Momentum Building: Government’s Push and Local Response
The drive to finish the road is unmistakable. In August 2025, the Ministry of Public Works and Public Housing announced the acceleration of the 61-kilometer segment between the Mamberamo River bridge and Elelim, reinforcing that this corridor is a national priority.
And in early December 2025, the Ministry of Coordination for Political, Legal, and Security Affairs—through its minister, Djamari Chaniago—visited Wamena to personally inspect progress and bring assurances from the central government that the Jayapura–Wamena highway will indeed be completed. He underscored the road’s significance for connectivity and pledged to coordinate with the public works ministry to ensure the project stays on track.

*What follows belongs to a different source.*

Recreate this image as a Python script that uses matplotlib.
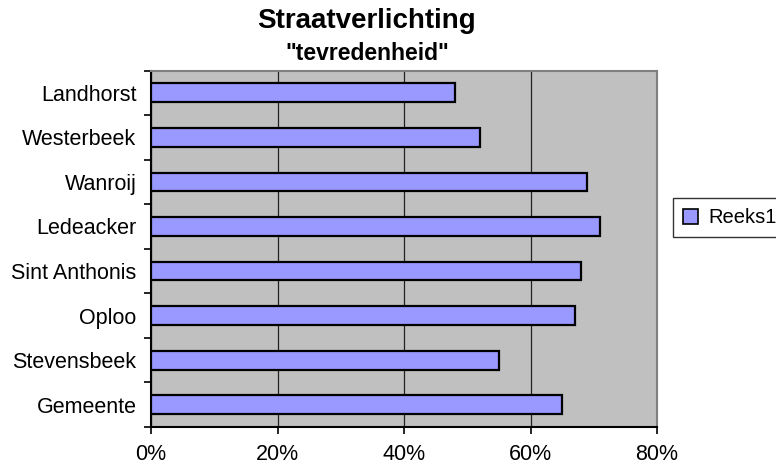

For many highland Papuans, this is more than infrastructure: it is a signal that someone in Jakarta is listening—that the isolation of mountain valleys may soon end. A sense of hope, long deferred, begins to stir among communities whose daily lives have been shaped by remoteness.
What Lies Ahead: Prospects for 2026 and Beyond
If all goes according to plan, by late 2026, the Jayapura–Wamena road will be asphalted and open. That will mark a historic milestone: for the first time, highland and coastal Papua will be reliably connected by land across treacherous terrain. Everyday travel, transport of goods, supply of essentials, and mobility of people will turn from difficult promise into tangible reality.
In the months after completion, the real test will begin: Will the road lead to sustainable improvements in livelihoods? Will marketplaces in Wamena bloom with produce from surrounding valleys? Will prices of basic goods fall, and access to health and education improve? Will the road bring only trade and opportunity—or also environmental disruption, cultural erosion, or inequity?
Much depends on how well the transition is managed. Local governments will need to guide development—supporting small farmers, ensuring fair trade, preserving customary land rights, and balancing growth with environmental and cultural preservation. Infrastructure must be matched with social programs: support for agriculture, education, health, and small enterprise.
But for now, as bulldozers carve through hillsides and workers lay the final slabs of asphalt, there is optimism. The first heavy equipment—once rare in these remote valleys—now moves steadily through zones of construction. The sound of drills, machines, and road crews echoes across ridgelines, carrying a promise centuries in the making.
Conclusion
When the Trans-Papua Jayapura–Wamena highway is finally complete, it will not just be a road. It will be a bridge—connecting isolated villages to regional centers, linking highland farmers to island markets, and opening access to health, education, trade, and opportunity. It will reshape how people travel, trade, live, and dream.
For the longtime residents of Wamena and the surrounding highlands, this road could symbolize more than mobility. It could represent dignity—the dignity of access, of being part of a wider Indonesia, of having choices beyond remoteness.
Of course, challenges remain. The ecology of Papua, the rights of indigenous communities, and the balance between growth and preservation—these are delicate matters. But the urgency is real: for too long, isolation has meant high costs, limited access, and deferred dreams. With careful planning and community-centered governance, the Trans-Papua Highway could deliver on its promise: not just connectivity but progress.
As night falls on the Papuan highlands and distant mountain peaks turn indigo, the sound of machinery may fade—but the hopes of thousands will remain alive. For a road nearing completion is never just about reaching a destination. It’s about opening a path—one that leads toward a more connected, more hopeful, more equitable future.